Now though, SpaceX also has a craft that can bring humans to the ISS, and Boeing is working on another one. With more ways to get to space comes the possibility to launch a larger variety of people – but who exactly will be heading to orbit?

While the cost for most of these flights haven’t been released publicly, the going rate is around $50 million, so those of us without tens of millions of dollars to play with will still only be able to experience space flight through a screen, unless we get very lucky in a competition.

And money isn’t the only barrier to orbit. When the Russian space agency was looking for an actress to be in Challenge, it specifically sought someone between the ages of 25 and 40, weighing 50 to 70 kilograms and physically fit. She will have to undergo some of the testing and training that government-employed astronauts go through, including centrifuge testing and training on parabolic flights.

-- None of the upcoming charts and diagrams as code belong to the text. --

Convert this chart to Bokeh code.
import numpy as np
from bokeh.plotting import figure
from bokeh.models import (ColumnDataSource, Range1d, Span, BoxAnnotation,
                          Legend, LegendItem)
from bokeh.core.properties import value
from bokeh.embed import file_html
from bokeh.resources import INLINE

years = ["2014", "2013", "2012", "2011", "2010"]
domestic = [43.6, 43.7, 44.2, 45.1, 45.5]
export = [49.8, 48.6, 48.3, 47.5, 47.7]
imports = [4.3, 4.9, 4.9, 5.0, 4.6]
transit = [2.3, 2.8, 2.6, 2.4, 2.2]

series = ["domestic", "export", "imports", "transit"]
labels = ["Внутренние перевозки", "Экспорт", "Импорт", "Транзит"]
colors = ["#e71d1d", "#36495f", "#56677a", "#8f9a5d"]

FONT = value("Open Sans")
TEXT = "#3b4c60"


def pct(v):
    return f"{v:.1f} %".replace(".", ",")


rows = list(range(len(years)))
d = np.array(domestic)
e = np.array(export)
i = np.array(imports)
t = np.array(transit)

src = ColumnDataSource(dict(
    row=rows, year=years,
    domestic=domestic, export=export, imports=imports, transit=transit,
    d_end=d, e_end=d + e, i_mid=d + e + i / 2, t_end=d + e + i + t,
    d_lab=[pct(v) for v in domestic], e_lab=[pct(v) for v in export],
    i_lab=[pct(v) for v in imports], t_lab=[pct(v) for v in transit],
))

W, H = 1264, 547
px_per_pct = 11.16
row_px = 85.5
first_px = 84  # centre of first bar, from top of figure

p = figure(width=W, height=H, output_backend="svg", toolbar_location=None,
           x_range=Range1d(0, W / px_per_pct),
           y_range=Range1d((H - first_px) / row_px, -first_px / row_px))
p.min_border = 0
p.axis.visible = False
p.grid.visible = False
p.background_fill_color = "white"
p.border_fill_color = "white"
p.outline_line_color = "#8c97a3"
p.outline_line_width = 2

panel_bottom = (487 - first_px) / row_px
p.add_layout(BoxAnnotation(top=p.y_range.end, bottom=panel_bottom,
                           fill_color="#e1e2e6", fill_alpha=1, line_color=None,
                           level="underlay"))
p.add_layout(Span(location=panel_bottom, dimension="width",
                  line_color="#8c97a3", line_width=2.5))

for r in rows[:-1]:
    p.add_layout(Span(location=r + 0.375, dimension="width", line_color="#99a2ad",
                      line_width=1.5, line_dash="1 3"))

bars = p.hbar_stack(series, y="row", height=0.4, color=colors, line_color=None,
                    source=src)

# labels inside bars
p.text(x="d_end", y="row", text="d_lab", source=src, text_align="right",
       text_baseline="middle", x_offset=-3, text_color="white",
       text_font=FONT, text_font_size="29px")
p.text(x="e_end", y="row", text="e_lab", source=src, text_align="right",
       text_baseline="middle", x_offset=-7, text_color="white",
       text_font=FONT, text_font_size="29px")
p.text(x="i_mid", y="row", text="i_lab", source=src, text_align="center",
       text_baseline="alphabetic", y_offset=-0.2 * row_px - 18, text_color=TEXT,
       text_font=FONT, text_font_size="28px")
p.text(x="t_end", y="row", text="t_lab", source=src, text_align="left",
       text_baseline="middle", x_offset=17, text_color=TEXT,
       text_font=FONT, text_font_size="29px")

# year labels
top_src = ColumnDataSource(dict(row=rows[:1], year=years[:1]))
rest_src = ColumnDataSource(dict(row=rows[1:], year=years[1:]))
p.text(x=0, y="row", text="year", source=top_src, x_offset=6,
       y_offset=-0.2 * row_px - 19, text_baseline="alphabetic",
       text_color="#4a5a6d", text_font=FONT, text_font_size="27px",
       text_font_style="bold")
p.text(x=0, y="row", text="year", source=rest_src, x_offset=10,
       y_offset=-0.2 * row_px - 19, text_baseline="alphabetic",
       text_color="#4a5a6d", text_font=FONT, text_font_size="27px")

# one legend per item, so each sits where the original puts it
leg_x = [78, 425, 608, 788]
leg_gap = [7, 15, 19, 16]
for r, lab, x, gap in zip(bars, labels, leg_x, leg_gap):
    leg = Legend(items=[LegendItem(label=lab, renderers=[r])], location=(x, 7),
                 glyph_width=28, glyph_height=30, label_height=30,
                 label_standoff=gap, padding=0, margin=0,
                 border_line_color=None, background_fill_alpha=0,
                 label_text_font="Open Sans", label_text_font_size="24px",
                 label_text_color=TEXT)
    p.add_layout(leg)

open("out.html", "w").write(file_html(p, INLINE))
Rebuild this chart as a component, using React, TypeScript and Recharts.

The same is true of all the other non-government folks heading to space, even if they aren’t going all the way into orbit – the Blue Origin sub-orbital flight carries requirements for height, weight, physical fitness and dexterity. And the winner must be able to speak and listen to instructions in English in order to fly.

There are programmes looking to broaden the range of people who can go to space. For example, the European Space Agency is running a “parastronaut feasibility project” studying what adaptations are necessary to send individuals with physical disabilities to space. The project website says: “Right now we are at step zero. The door is closed to persons living with disabilities.” Getting to a point where any member of the public can go to space will take work – and it remains to be seen whether private space flight companies are willing to put in the effort.